Finron on July 16, 2009 at 4:56 pm

I want to make a correction to my post dated Nov 17, 2008. “Beneath the Planet of The Apes” was released in May of 1970 and the fire occurred not to long after I saw this movie. When I was describing admission prices, I meant to post it as 1970 not 1972. They began demolition in 1972.

CharmaineZoe on March 2, 2013 at 12:39 pm

The Riviera theatre (later the Paramount)was built in 1927 on land that formerly accommodated the buildings of the Waterloo and Cedar Falls Union Mill Company. It was an A.H.Blank – Publix house and Theodore Stark and Co of Cedar Rapids had charge of the construction, while C.M. Fox, art representative of Balaban & Katz of Chicago had charge of furnishings.

Joe Vogel
Joe Vogel on February 1, 2014 at 12:07 am

The Riviera probably opened in January, 1928. The January 3 issue of The Film Daily said that the house would be ready “…around the first of the year….” However, the announcement that the Riviera had opened did not appear until the issue of February 5.

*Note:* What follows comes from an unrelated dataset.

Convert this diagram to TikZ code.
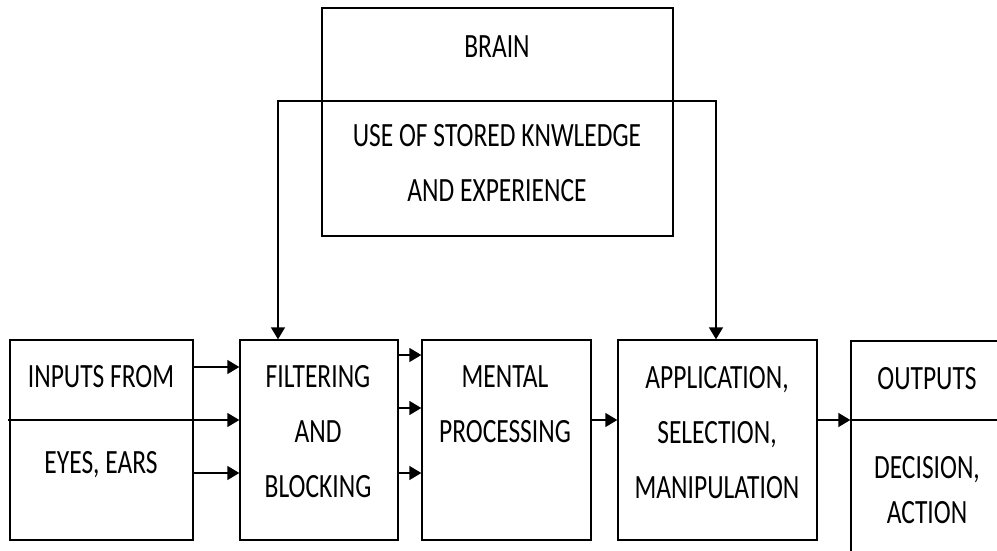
\documentclass[tikz,border=0pt]{standalone}
\usepackage{fontspec}
\setmainfont{Carlito}
\usetikzlibrary{arrows.meta}

\tikzset{
  blk/.style={draw, line width=1.4pt, inner sep=0pt},
  lbl/.style={align=center, inner sep=0pt, xscale=0.75, transform shape,
    font=\fontsize{34}{55}\selectfont},
  tip/.tip={Triangle[length=12pt,width=14pt]},
  arr/.style={-tip, line width=1.4pt},
}

\begin{document}
\begin{tikzpicture}[x=1pt,y=-1pt]
     \useasboundingbox (0,0) rectangle (997,550);

     %Brain
     \node[blk, minimum width=351pt, minimum height=228pt] (brain) at (497.5,122) {};
     \node[lbl] (brain-t) at (497,47) {BRAIN};
     \node[lbl] (know-t) at (497,163) {USE OF STORED KNWLEDGE\\AND EXPERIENCE};

     %Blocks
     \node[blk, minimum width=183pt, minimum height=200pt] (inp)  at (101.5,440) {};
     \node[blk, minimum width=158pt, minimum height=200pt] (filt) at (319,440) {};
     \node[blk, minimum width=169pt, minimum height=200pt] (ment) at (506.5,440) {};
     \node[blk, minimum width=199pt, minimum height=200pt] (appl) at (717.5,440) {};
     \node[blk, minimum width=160pt, minimum height=220pt] (outp) at (931,451) {};

     \node[lbl] (inp-t1) at (101,377) {INPUTS FROM};
     \node[lbl] (inp-t2) at (101,465) {EYES, EARS};
     \node[lbl] (filt-t) at (318,432) {FILTERING\\AND\\BLOCKING};
     \node[lbl] (ment-t) at (505,404) {MENTAL\\PROCESSING};
     \node[lbl] (appl-t) at (717,433) {APPLICATION,\\SELECTION,\\MANIPULATION};
     \node[lbl] (outp-t1) at (927,379) {OUTPUTS};
     \node[lbl, font=\fontsize{34}{45}\selectfont] (outp-t2) at (927,490) {DECISION,\\ACTION};

     %Connectors
     \coordinate (mid) at (0,420);
     \coordinate (sl) at (8,420);
     \coordinate (kl) at (278,101);
     \coordinate (kr) at (716,101);
     \draw[tip-tip, line width=1.4pt] (filt.north -| kl) |- (kr) -- (appl.north -| kr);
     \draw[arr] (sl) -- (filt.west |- sl);
     \draw[arr] ([yshift=73pt]inp.east) -- ([yshift=73pt]filt.west);
     \draw[arr] ([yshift=-33pt]inp.east) -- ([yshift=-33pt]filt.west);
     \draw[arr] ([yshift=85pt]filt.east) -- ([yshift=85pt]ment.west);
     \draw[arr] ([yshift=32pt]filt.east) -- ([yshift=32pt]ment.west);
     \draw[arr] ([yshift=-33pt]filt.east) -- ([yshift=-33pt]ment.west);
     \draw[arr] (ment.east |- mid) -- (appl.west |- mid);
     \draw[arr] (appl.east |- mid) -- (outp.west |- mid);
     \draw[line width=1.4pt] (outp.west |- mid) -- (outp.east |- mid);

    \end{tikzpicture}
\end{document}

dferrete on October 25, 2014 at 12:48 pm

The Riviera (Paramount) theatre had a 3 manual – 10 rank Barton Organ installed when the theatre was built. The organ was removed prior to demolition and still exists today in a private installation in Texas.

atmos on October 25, 2014 at 2:09 pm

Theatre opened 29 Dec 1927.

rivest266 on January 24, 2018 at 11:00 pm

And reopened on May 18th, 1929 as Paramount. Both grand opening ads in the photo section.